L’autonomie professionnelle choisie du créateur

PatrickRey300px Par Patrick Rey (chroniqueur exclusif) - Consultant-Délégué ITG (Institut du Temps Géré), premier groupe de conseil en portage salarial.

La véritable autonomie est comme la véritable création d'entreprise : un long parcours semé d'embuches. Elle exige un fort investissement personnel et ne se confond pas avec l'indépendance. Par exemple, les professionnels qui choisissent le statut de salariés “portés”, avant, pendant ou après l'inscription au registre du commerce, doivent bien comprendre les enjeux de l'autonomie pour être capables de la choisir.

Une enquête, réalisée début 2012 auprès de plus de 9000 salariés de 16 pays au sujet de “l'entreprise idéale” (BVA pour BPI et L’Express), révèle que les français se distinguent nettement de leurs voisins européens au sujet de l'autonomie. Celle-ci serait une des 3 attentes majeures selon leur perception des entreprises. Or, du côté des futurs créateurs ou porteurs de projets, on retrouve systématiquement en premier le désir d'indépendance (voir l'étude de l'INSEE). Quand mes collègues accompagnateurs de créateurs les interrogent, par exemple à l'occasion d'un atelier ou d'une réunion, nous notons surtout ce que j'appelle une motivation réactive plutôt que pro-active ou véritablement constructive : la création par défaut, pour créer son propre emploi, “ne plus avoir de patron sur le dos”, faire les choses à sa façon.
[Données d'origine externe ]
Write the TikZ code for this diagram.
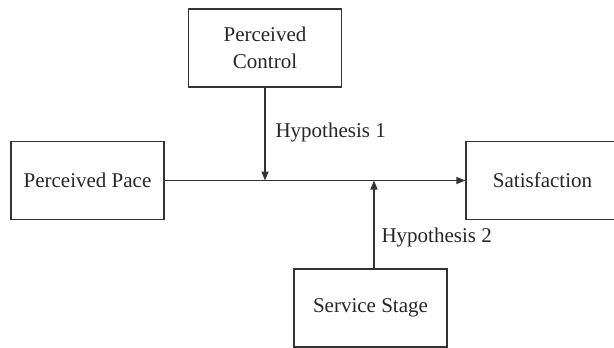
\documentclass[tikz,border=0pt]{standalone}
\usepackage{fontspec}
\setmainfont{Liberation Serif}
\usetikzlibrary{arrows.meta}

\tikzset{
  box/.style={draw=black!80, line width=1.3pt, minimum width=153pt, minimum height=78pt,
    align=center, text=black!85, font=\fontsize{21}{27}\selectfont},
  hyp/.style={anchor=west, text=black!85, font=\fontsize{21}{27}\selectfont},
  link/.style={draw=black!80, line width=1.3pt, -{Triangle[length=9pt,width=7pt]}}
}

\begin{document}
\begin{tikzpicture}[x=1pt, y=-1pt]
  \useasboundingbox (0,0) rectangle (614,348);

  \node [box] (ctrl)  at (265,48)    {Perceived\\Control};
  \node [box] (pace)  at (87.5,180.5) {Perceived Pace};
  \node [box] (sat)   at (542.5,180.5) {Satisfaction};
  \node [box] (stage) at (370.5,308) {Service Stage};

  \coordinate (h1) at (ctrl.south |- pace.east);
  \coordinate (h2) at (374,180.5);

  \draw [link] (pace.east) -- (sat.west);
  \draw [link] (ctrl.south) -- (h1);
  \draw [link] (stage.north -| h2) -- (h2);

  \node [hyp] (hyp1) at (272,132) {Hypothesis 1};
  \node [hyp] (hyp2) at (378,237) {Hypothesis 2};
\end{tikzpicture}
\end{document}
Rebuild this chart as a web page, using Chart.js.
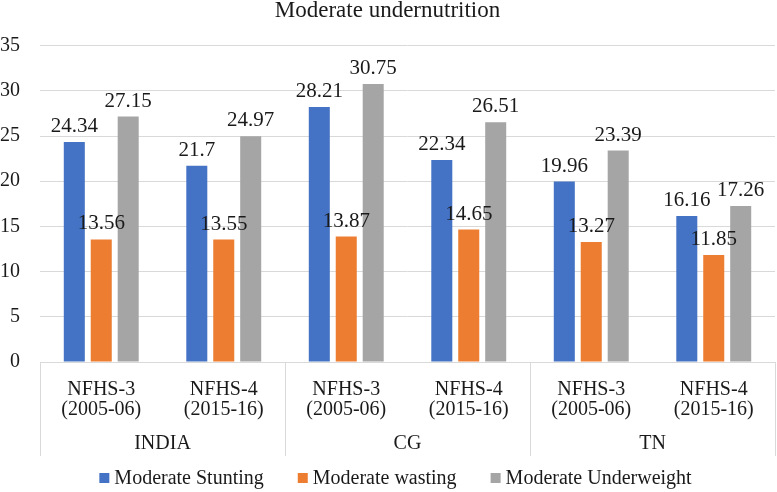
<!DOCTYPE html>
<html>
<head>
<meta charset="utf-8">
<script src="https://cdn.jsdelivr.net/npm/chart.js@4"></script>
<style>
  html, body { margin: 0; padding: 0; background: #fff; }
  #wrap { width: 777px; height: 492px; }
</style>
</head>
<body>
<div id="wrap"><canvas id="chart"></canvas></div>
<script>
// --- DATA ---
const rounds = [["NFHS-3", "(2005-06)"], ["NFHS-4", "(2015-16)"]];
const regions = ["INDIA", "CG", "TN"];
const categories = [rounds[0], rounds[1], rounds[0], rounds[1], rounds[0], rounds[1]];
const stunting = [24.34, 21.7, 28.21, 22.34, 19.96, 16.16];
const wasting = [13.56, 13.55, 13.87, 14.65, 13.27, 11.85];
const underweight = [27.15, 24.97, 30.75, 26.51, 23.39, 17.26];
const yTicks = [0, 5, 10, 15, 20, 25, 30, 35];

const FONT = "'Liberation Serif', 'Times New Roman', serif";
const INK = "#1a1a1a";
const GRID = "#d9d9d9";

// value labels above each bar
const valueLabels = {
    id: "valueLabels",
    afterDatasetsDraw(chart) {
        const ctx = chart.ctx;
        ctx.save();
        ctx.font = "21px " + FONT;
        ctx.fillStyle = INK;
        ctx.textAlign = "center";
        ctx.textBaseline = "bottom";
        chart.data.datasets.forEach((ds, i) => {
            chart.getDatasetMeta(i).data.forEach((bar, j) => {
                ctx.fillText(String(ds.data[j]), bar.x, bar.y - 5);
            });
        });
        ctx.restore();
    }
};

// region labels and separators under the category axis
const groupAxis = {
    id: "groupAxis",
    afterDraw(chart) {
        const ctx = chart.ctx;
        const x = chart.scales.x;
        const area = chart.chartArea;
        const bottom = area.bottom + 94;
        ctx.save();
        ctx.strokeStyle = GRID;
        ctx.lineWidth = 1;
        const edges = [area.left];
        for (let g = 1; g < regions.length; g++) {
            edges.push((x.getPixelForValue(g * 2 - 1) + x.getPixelForValue(g * 2)) / 2);
        }
        edges.push(area.right);
        edges.forEach(e => {
            ctx.beginPath();
            ctx.moveTo(Math.round(e) + 0.5, area.bottom);
            ctx.lineTo(Math.round(e) + 0.5, bottom);
            ctx.stroke();
        });
        ctx.font = "20px " + FONT;
        ctx.fillStyle = INK;
        ctx.textAlign = "center";
        ctx.textBaseline = "middle";
        regions.forEach((r, g) => {
            ctx.fillText(r, (edges[g] + edges[g + 1]) / 2, area.bottom + 82);
        });
        ctx.restore();
    }
};

// legend row at the bottom (square, small gap, text)
const bottomLegend = {
    id: "bottomLegend",
    afterDraw(chart) {
        const ctx = chart.ctx;
        const box = 10, gap = 5, spacing = 34;
        const y = chart.height - 14;
        ctx.save();
        ctx.font = "20px " + FONT;
        ctx.textBaseline = "middle";
        ctx.textAlign = "left";
        const items = chart.data.datasets.map(ds => ({
            text: ds.label, color: ds.backgroundColor, w: ctx.measureText(ds.label).width
        }));
        const total = items.reduce((s, it) => s + box + gap + it.w, 0) + spacing * (items.length - 1);
        let x = chart.width / 2 + 7 - total / 2;
        items.forEach(it => {
            ctx.fillStyle = it.color;
            ctx.fillRect(x, y - box / 2, box, box);
            ctx.fillStyle = INK;
            ctx.fillText(it.text, x + box + gap, y + 1);
            x += box + gap + it.w + spacing;
        });
        ctx.restore();
    }
};

new Chart(document.getElementById("chart"), {
    type: "bar",
    data: {
        labels: categories,
        datasets: [
            { label: "Moderate Stunting", data: stunting, backgroundColor: "#4472C4" },
            { label: "Moderate wasting", data: wasting, backgroundColor: "#ED7D31" },
            { label: "Moderate Underweight", data: underweight, backgroundColor: "#A5A5A5" }
        ]
    },
    options: {
        responsive: true,
        maintainAspectRatio: false,
        animation: false,
        layout: { padding: { left: 0, right: 2, top: 0, bottom: 34 } },
        datasets: { bar: { categoryPercentage: 0.66, barPercentage: 0.78 } },
        plugins: {
            title: {
                display: true,
                text: "Moderate undernutrition",
                color: INK,
                font: { family: FONT, size: 23, weight: "normal" },
                padding: { top: -3, bottom: 21 }
            },
            legend: { display: false },
            tooltip: { enabled: false }
        },
        scales: {
            x: {
                grid: { display: false, drawTicks: false },
                border: { display: true, color: GRID },
                ticks: {
                    color: INK,
                    font: { family: FONT, size: 20, lineHeight: 1.0 },
                    padding: 18,
                    maxRotation: 0
                },
                afterFit(scale) { scale.height = 96; }
            },
            y: {
                min: 0,
                max: 35,
                afterBuildTicks(scale) { scale.ticks = yTicks.map(v => ({ value: v })); },
                grid: { color: GRID, drawTicks: false },
                border: { display: false },
                ticks: {
                    color: INK,
                    font: { family: FONT, size: 20 },
                    padding: 20
                },
                afterFit(scale) { scale.width = 40; }
            }
        }
    },
    plugins: [valueLabels, groupAxis, bottomLegend]
});
</script>
</body>
</html>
Pourquoi penser que l'entreprise veut des salariés autonomes, capables de se débrouiller au mieux, alors que les créateurs poursuivraient avant tout un rêve d'indépendance ? Y-aurait-il confusion avec cette envie d'autonomie très fortement ancrée dans la culture française ? Comme le relève Benjamin Pelletier dans son article sur “le mirage de l'autonomie” : le salarié français est dans une situation ambiguë encouragée par sa propre entreprise : d’un côté, il doit s’insérer dans l’ordre normatif et réglementaire qu’incarne le supérieur hiérarchique ; et d’un autre côté, il doit faire preuve d’autonomie en montrant qu’il ne dépend pas des autres pour organiser et exécuter son travail

Or, ce même mirage de l'autonomie se retrouve chez les créateurs par défaut qui soit n'ont pas eu de conseils de chefs d'entreprises soit n'ont pas voulu les écouter. Car l'autonomie professionnelle est d'abord de l'inter-dépendance, comme je le rappelais dans un billet intitulé “l'indépendance se décide, l'autonomie se construit”. Et cette construction se fait avec un accompagnement, avec un réseau, avec une inter-dépendance entre collègues, confrères, et même concurrents. C'est ce que je vois jour après jour, en échangeant avec les porteurs de projet de création d'activité, et singulièrement avec les personnes qui avaient cru faire l'économie de l'investissement en temps, en réseau, en construction pas à pas du chemin vers leur pleine autonomie professionnelle.